Judge: It appears that the defense rests.

The Verdict

Judge [to jury]: Have you reached a verdict?

Jury: We have, your honor. We find the defendant guilty on all charges.

Judge: Mr. Loosefit, I’m not 95% confident that we can accurately predict your future responses. That’s why I want to make sure that you don’t have even one degree of freedom to estimate a model, ever again.

[Courtroom applause]

Judge: I hereby sentence you to 30 years of hard labor, calculating all the statistics for each regression analysis yourself…without using Minitab. You’ll be calculating coefficients and plotting residuals for the remainder of your days, Loosefit. And to make doubly sure you learn your lesson, I’m denying you access to the calculators in Calc > Calculator or even the Tools > Calculator. All your calculations must be done by hand, including long division!

Generation X spectator: “Long division”? What’s that?! 

Generation Y spectator: Sounds like some kind of sadistic medieval punishment.

Generation Z spectator: Didn’t they outlaw that at the Geneva Convention?

Judge: But I'm not without mercy. I won't make you search for every formula in a statistics textbook. You'll be allowed to use Help > Methods and Formulas > Statistics > Regression. You'll  find all the formulas you need there.  

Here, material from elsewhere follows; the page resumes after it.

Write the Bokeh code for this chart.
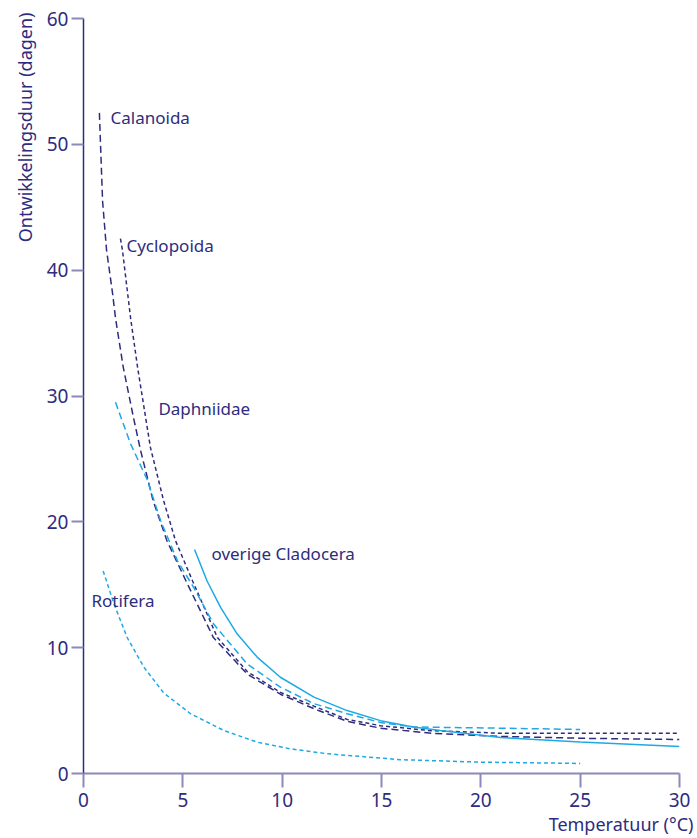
from bokeh.plotting import figure
from bokeh.models import Range1d, Title, FixedTicker
from bokeh.core.properties import value
from bokeh.embed import file_html
from bokeh.resources import INLINE

# ---- data ----
cal_x = [0.8, 0.96, 1.16, 1.46, 1.61, 2.0, 2.5, 2.87, 3.5, 4.2, 5.22, 6.54, 8.24, 9.91, 11.6, 13.27, 14.95, 17.5, 21.0, 25.0, 30.0]
cal_y = [52.5, 45.5, 41.6, 38.2, 36.2, 32.3, 28.4, 25.7, 21.7, 18.5, 15.1, 10.8, 7.9, 6.3, 5.15, 4.15, 3.6, 3.2, 2.95, 2.8, 2.7]

cyc_x = [1.86, 1.96, 2.37, 2.72, 3.37, 4.03, 4.63, 5.49, 6.74, 8.24, 9.91, 11.6, 13.27, 14.95, 17.5, 21.0, 25.0, 30.0]
cyc_y = [42.5, 41.6, 36.2, 32.3, 25.9, 21.7, 18.5, 15.3, 10.8, 8.1, 6.45, 5.35, 4.3, 3.8, 3.4, 3.2, 3.2, 3.2]

dap_x = [1.61, 2.37, 3.22, 3.88, 4.73, 5.54, 6.54, 8.24, 9.91, 11.6, 13.27, 14.95, 16.6, 21.0, 25.0]
dap_y = [29.5, 26.2, 23.3, 20.1, 16.9, 14.8, 11.9, 8.7, 6.86, 5.55, 4.75, 4.05, 3.7, 3.6, 3.5]

ove_x = [5.59, 6.22, 6.9, 7.73, 8.74, 9.91, 11.6, 13.27, 14.95, 16.6, 17.97, 21.0, 25.0, 30.0]
ove_y = [17.8, 15.3, 13.2, 11.1, 9.25, 7.65, 6.07, 5.0, 4.2, 3.7, 3.42, 2.86, 2.5, 2.15]

rot_x = [0.99, 1.53, 2.2, 3.04, 4.04, 5.39, 7.06, 8.74, 10.42, 12.26, 15.95, 20.0, 25.0]
rot_y = [16.1, 13.5, 10.8, 8.45, 6.4, 4.75, 3.42, 2.49, 1.96, 1.57, 1.1, 0.9, 0.8]

label_names = ["Calanoida", "Cyclopoida", "Daphniidae", "overige Cladocera", "Rotifera"]
label_x = [1.36, 2.16, 3.77, 6.44, 0.40]
label_y = [52.1, 42.0, 29.0, 17.5, 13.75]

x_ticks = [0, 5, 10, 15, 20, 25, 30]
y_ticks = [0, 10, 20, 30, 40, 50, 60]

NAVY = "#2e2c7e"
CYAN = "#1fa9e4"
LIGHT = "#8c89ba"
FONT = "Noto Sans"

p = figure(frame_width=596, frame_height=755,
           min_border_left=83, min_border_top=18, min_border_right=18, min_border_bottom=65,
           x_range=Range1d(0, 30), y_range=Range1d(0, 60),
           output_backend="svg", toolbar_location=None)
p.outline_line_color = None
p.grid.grid_line_color = None
p.background_fill_color = "white"
p.border_fill_color = "white"

p.xaxis.ticker = FixedTicker(ticks=x_ticks)
p.yaxis.ticker = FixedTicker(ticks=y_ticks)
for ax in (p.xaxis, p.yaxis):
    ax.minor_tick_line_color = None
    ax.major_tick_in = 0
    ax.major_label_text_color = NAVY
    ax.major_label_text_font = FONT
    ax.major_label_text_font_size = "19px"
    ax.major_tick_line_color = LIGHT
    ax.major_tick_line_width = 2
p.xaxis.axis_line_color = LIGHT
p.xaxis.axis_line_width = 2
p.xaxis.major_tick_out = 14
p.xaxis.major_label_standoff = 5
p.yaxis.axis_line_color = NAVY
p.yaxis.axis_line_width = 1.5
p.yaxis.major_tick_out = 12
p.yaxis.major_label_standoff = 3

lw = 1.5
p.line(cal_x, cal_y, line_color=NAVY, line_width=lw, line_dash="7 4")
p.line(cyc_x, cyc_y, line_color=NAVY, line_width=lw, line_dash="4 3")
p.line(dap_x, dap_y, line_color=CYAN, line_width=lw, line_dash="7 4")
p.line(ove_x, ove_y, line_color=CYAN, line_width=lw)
p.line(rot_x, rot_y, line_color=CYAN, line_width=lw, line_dash="4 3")

p.text(x=label_x, y=label_y, text=label_names, text_color=NAVY,
       text_font=value(FONT), text_font_size="17px",
       text_align="left", text_baseline="middle")

p.add_layout(Title(text="Temperatuur (°C)", align="right", offset=-14,
                   text_color=NAVY, text_font=FONT, text_font_size="18px",
                   text_font_style="normal", standoff=0), "below")
p.add_layout(Title(text="Ontwikkelingsduur (dagen)", align="right", offset=-6,
                   text_color=NAVY, text_font=FONT, text_font_size="18px",
                   text_font_style="normal", standoff=14), "left")

open("out.html", "w").write(file_html(p, INLINE))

Loosefit: No! NO!! Not long division! Okay, I confess. But it was my p-values that made me do it. I wanted to feel statistically significant!

Judge: Statistical significance doesn't mean jack diddly if your model assumptions aren't met. Bailiff, take Mr. Loosefit away.

Update: Since his sentencing, Lionel Loosefit has undergone a power transformation in prison. He now works for the benefit of the public good, making sure that others remember to use Minitab to check their assumptions whenever they perform a regression analysis.